Pub Date: Oct. 1st, 1996
ISBN: 0-312-86045-5
Publisher: Tor

Rock star Kihn's talented debut novel, a very entertaining revamping of Ed Wood, the film about Hollywood's worst filmmaker ever. Major episodes of Ed Wood get reworked here with wonderful zest. An alcoholic recluse living in a decaying old Hollywood manse, Woodley Landis, whose abysmal schlock features make Ed Wood's seem like Kurosawa, is offered $600 by young horror buff Clint Stockburn for an interview for Monster Magazine. Landis accepts, and Stockburn begins taping Landis's recollections of filming his masterpiece, Cadaver, a film that was set largely after hours in the L.A. morgue and featured real corpses wired to walk.
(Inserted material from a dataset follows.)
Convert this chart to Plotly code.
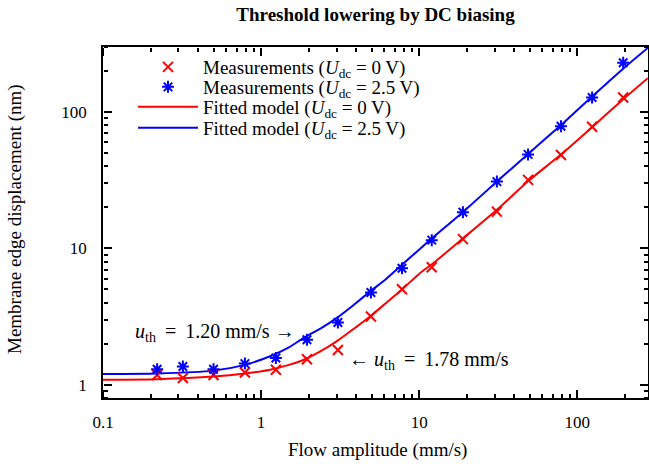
import plotly.graph_objects as go

# Measured points
u_meas = [0.22, 0.32, 0.50, 0.79, 1.24, 1.95, 3.06, 4.95, 7.78, 12.0, 18.9, 31.0, 48.8, 78.8, 124, 195]
disp_0v = [1.18, 1.12, 1.18, 1.23, 1.29, 1.54, 1.80, 3.17, 5.02, 7.28, 11.7, 18.6, 31.8, 48.4, 78, 128]
disp_25v = [1.30, 1.36, 1.30, 1.43, 1.57, 2.14, 2.86, 4.75, 7.16, 11.5, 18.4, 30.9, 48.9, 78.6, 128, 230]

# Fitted model curves
u_fit = [0.1, 0.22, 0.5, 0.79, 1.14, 1.5, 1.85, 2.4, 3.0, 3.9, 4.89, 6.2, 7.94, 10.1, 12.2, 19, 31, 49, 79, 124, 195, 279]
fit_0v = [1.09, 1.10, 1.15, 1.21, 1.29, 1.40, 1.52, 1.77, 2.08, 2.60, 3.17, 4.00, 5.11, 6.58, 7.75, 11.9, 19.2, 31.2, 49.0, 77.5, 124, 177]
fit_25v = [1.20, 1.21, 1.27, 1.40, 1.62, 1.88, 2.20, 2.60, 3.08, 3.90, 4.83, 6.00, 7.75, 9.90, 12.0, 18.6, 30.9, 49.5, 80.5, 130, 208, 295]

x_ticks = [0.1, 1, 10, 100]
x_ticklabels = ["0.1", "1", "10", "100"]
x_minor = [0.2, 0.3, 0.4, 0.5, 0.6, 0.7, 0.8, 0.9, 2, 3, 4, 5, 6, 7, 8, 9,
           20, 30, 40, 50, 60, 70, 80, 90, 200]
y_ticks = [1, 10, 100]
y_ticklabels = ["1", "10", "100"]
y_minor = [0.8, 0.9, 2, 3, 4, 5, 6, 7, 8, 9, 20, 30, 40, 50, 60, 70, 80, 90, 200, 300]

FONT = "Liberation Serif, Times New Roman, serif"
RED = "#ff0000"
BLUE = "#0000ff"

L, R, T, B = 103, 1, 47, 66
W, H = 649, 464
pw, ph = W - L - R, H - T - B
XR = [-1, 2.447]
YR = [-0.097, 2.477]


def px(xp):
    return (xp - L) / pw


def py(yp):
    return (H - B - yp) / ph


fig = go.Figure()
fig.add_trace(go.Scatter(x=u_fit, y=fit_0v, mode="lines",
                         line=dict(color=RED, width=2, shape="spline", smoothing=0.6),
                         name="Fitted model (<i>U</i><sub>dc</sub> = 0 V)", legend="legend3"))
fig.add_trace(go.Scatter(x=u_fit, y=fit_25v, mode="lines",
                         line=dict(color=BLUE, width=2, shape="spline", smoothing=0.6),
                         name="Fitted model (<i>U</i><sub>dc</sub> = 2.5 V)", legend="legend4"))
fig.add_trace(go.Scatter(x=u_meas, y=disp_0v, mode="markers",
                         marker=dict(symbol="x-thin", size=10, line=dict(color=RED, width=2), color=RED),
                         name="Measurements (<i>U</i><sub>dc</sub> = 0 V)", legend="legend"))
fig.add_trace(go.Scatter(x=u_meas, y=disp_25v, mode="markers",
                         marker=dict(symbol="asterisk", size=10, line=dict(color=BLUE, width=2), color=BLUE),
                         name="Measurements (<i>U</i><sub>dc</sub> = 2.5 V)", legend="legend2"))
# invisible traces that instantiate the tick-only overlay axes
fig.add_trace(go.Scatter(x=u_meas, y=disp_0v, xaxis="x2", yaxis="y2", mode="markers",
                         marker=dict(opacity=0), showlegend=False, hoverinfo="skip"))
fig.add_trace(go.Scatter(x=u_meas, y=disp_0v, xaxis="x3", yaxis="y3", mode="markers",
                         marker=dict(opacity=0), showlegend=False, hoverinfo="skip"))


def tick_axis(rng, vals, minor_vals, **kw):
    return dict(type="log", range=rng, showgrid=False, zeroline=False, showline=False, ticks="outside",
                ticklen=8, tickwidth=1.5, tickcolor="black", tickmode="array", tickvals=vals,
                showticklabels=False, anchor="free",
                minor=dict(ticks="outside", ticklen=4, tickwidth=1.5, tickcolor="black", tickmode="array",
                           tickvals=minor_vals, showgrid=False),
                **kw)


fig.update_layout(
    template="none",
    xaxis=dict(type="log", range=XR, showgrid=False, zeroline=False, showline=True, linecolor="black",
               linewidth=1.5, mirror=True, ticks="", tickmode="array", tickvals=x_ticks, ticktext=x_ticklabels,
               tickfont=dict(family=FONT, size=17, color="black"), ticklabelstandoff=8),
    yaxis=dict(type="log", range=YR, showgrid=False, zeroline=False, showline=True, linecolor="black",
               linewidth=1.5, mirror=True, ticks="", tickmode="array", tickvals=y_ticks, ticktext=y_ticklabels,
               tickfont=dict(family=FONT, size=17, color="black"), ticklabelstandoff=11),
    # bottom edge, ticks pointing up into the plot
    xaxis2=tick_axis(XR, x_ticks, x_minor, overlaying="x", side="top", position=0),
    # top edge, ticks pointing down into the plot
    xaxis3=tick_axis(XR, x_ticks, x_minor, overlaying="x", side="bottom", position=1),
    # left edge, ticks pointing right into the plot
    yaxis2=tick_axis(YR, y_ticks, y_minor, overlaying="y", side="right", position=0),
    # right edge, ticks pointing left into the plot
    yaxis3=tick_axis(YR, y_ticks, y_minor, overlaying="y", side="left", position=1),
)

leg_font = dict(family=FONT, size=19, color="black")
row_y = [67, 87, 107, 128]


def leg(yc):
    return dict(x=px(133), y=py(yc), xanchor="left", yanchor="middle", bgcolor="rgba(0,0,0,0)",
                font=leg_font, itemwidth=60, borderwidth=0)


fig.update_layout(
    width=W, height=H,
    margin=dict(l=L, r=R, t=T, b=B),
    paper_bgcolor="white", plot_bgcolor="white",
    font=dict(family=FONT, size=18, color="black"),
    title=dict(text="<b>Threshold lowering by DC biasing</b>", x=0.5, xref="paper", y=1 - 14 / H,
               yanchor="middle", xanchor="center", font=dict(family=FONT, size=19, color="black")),
    showlegend=True,
    legend=leg(row_y[0]),
    legend2=leg(row_y[1]),
    legend3=leg(row_y[2]),
    legend4=leg(row_y[3]),
    annotations=[
        dict(text="Flow amplitude (mm/s)", xref="paper", yref="paper", x=px(377), y=py(450), showarrow=False,
             xanchor="center", yanchor="middle", font=dict(family=FONT, size=19)),
        dict(text="Membrane edge displacement (nm)", xref="paper", yref="paper", x=px(15), y=py(219),
             showarrow=False, xanchor="center", yanchor="middle", textangle=-90, font=dict(family=FONT, size=19)),
        dict(text="<i>u</i><sub>th</sub> \u2009=\u2009 1.20 mm/s \u2192", xref="paper", yref="paper", x=px(133),
             y=py(332), showarrow=False, xanchor="left", yanchor="middle", font=dict(family=FONT, size=20)),
        dict(text="\u2190 <i>u</i><sub>th</sub> \u2009=\u2009 1.78 mm/s", xref="paper", yref="paper", x=px(347),
             y=py(360), showarrow=False, xanchor="left", yanchor="middle", font=dict(family=FONT, size=20)),
    ],
)

fig.write_html("out.html", config={"displayModeBar": False},
               post_script="document.body.style.margin='0';document.body.style.padding='0';")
Cadaver, which was shot faster (three days) than Wood's masterpiece, Plan Nine from Outer Space (a luxurious five days), featured aged junkie and horror actor Jonathon Luboff in the Bela Lugosi slot. All of Luboff's lines have a loving flair worthy of Lugosi, or rather Martin Landau, who played Lugosi in Ed Wood. Instead of wrestling with a rubber octopus, Luboff and a hidden assistant wrestle with a real corpse in the morgue, whose eyes when opened reveal (real!) crawling maggots. The corpse, though registered as John Doe (Luboff blushingly suggests starring him as ``Johnny Dead''), is that of the master Satanist priest Albert Beaumond, who had returned from Peru with two tuning forks— supposedly used to call up Satan—that he'd stolen from a tribe of Stone Age savages. Unfortunately, the tuning forks require a human sacrifice to work properly. Beaumond meets sexy TV horror hostess Devila (read Vampira) at a ghastly Halloween party Landis throws, and drunkenly shows her the tuning forks. After seeing their power, Devila steals them and induces Landis to film the actual emergence of the Devil, who has taken over the undead corpse of Beaumond in the L.A. morgue. Not to be missed by Ed Wood fans, or horror fans generally.